Clone this wiki locally
Density Estimation in Infinite Dimensional Exponential Families
(I know it sounds ridiculously complicated, but it is quite cool!)
Difficulty & Requirements
Medium. The mathematics behind this are very interesting, though not absolutely necessary to implement the algorithms, which are quite simple.
You need knowledge of:
- Kernel methods in general
- Density estimation basics
- Basic (math+numerical) linear algebra. In particular linear systems
- Some C++ knowledge, including designing class hierarchies
Density estimation is the technique of fitting a statistical model to data that comes from an unknown density. This project is about implementing a new form of non-parametric density estimation, from this paper. The idea is to learn the parameters of an un-normalised exponential family model whose parameters are elements of Reproducing Kernel Hilbert Spaces (RKHS). The estimation technique is based on score-matching, which is an estimation method that is based on matching gradients of the true and estimated model. The technique works better than the standard kernel density estimator (KDE), in particular in high dimensions.
The project involves re-thinking Shogun's classes for density estimation (there are existing methods). As this estimates the un-normalised density (as opposed to say KDE), a small base class hierarchy would be useful. We would have to work out interfaces etc before implementing algorithms.
The algorithm itself works via solving a linear system. Most work is to build this system, which involves gradients of kernel functions (these exist but may have to be slightly extended).
Free parameters of the algorithm are usually tuned via cross-validation, for which we want to use Shogun's framework, of course. The user should be able to just press a single button to get the best possible estimator.

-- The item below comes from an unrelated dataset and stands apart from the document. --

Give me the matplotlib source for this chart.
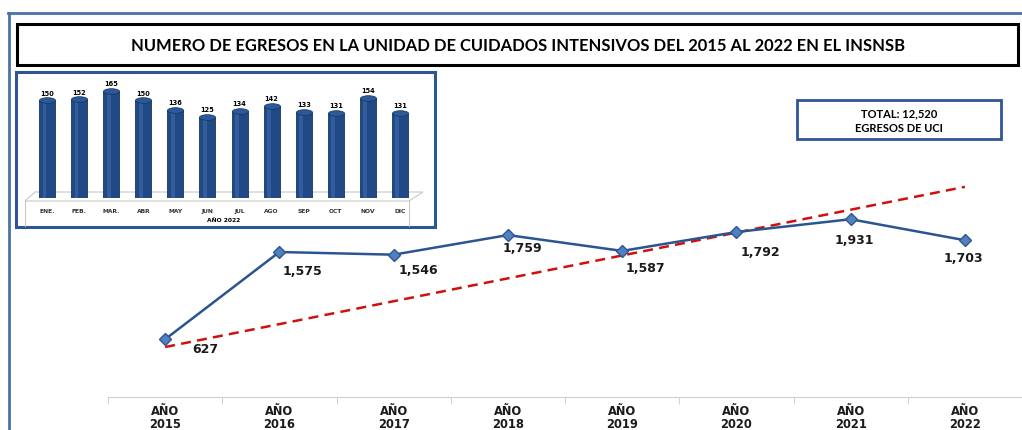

Waypoints and initial work
- Come up with class design for density estimation
- Put existing classes into that framework
- Implement at least two different versions: The "exact" one from the paper, and an approximate one that is computationally cheaper. We will provide notes for the second
- Carefully unit test against Python implementation (that we provide)
- Stress test the implementation on large numbers of samples
- Write a nice IPython notebook that reproduces experiments from the paper, which is a comparison against KDE
None so far, but we might add.
Why this is cool
The project implements a new cutting-edge research technique (that we use in our own research). You will learn about kernel methods, regularisation, and density estimation, which are all interesting subjects. You will help to keep Shogun's leading position in efficient kernel methods :)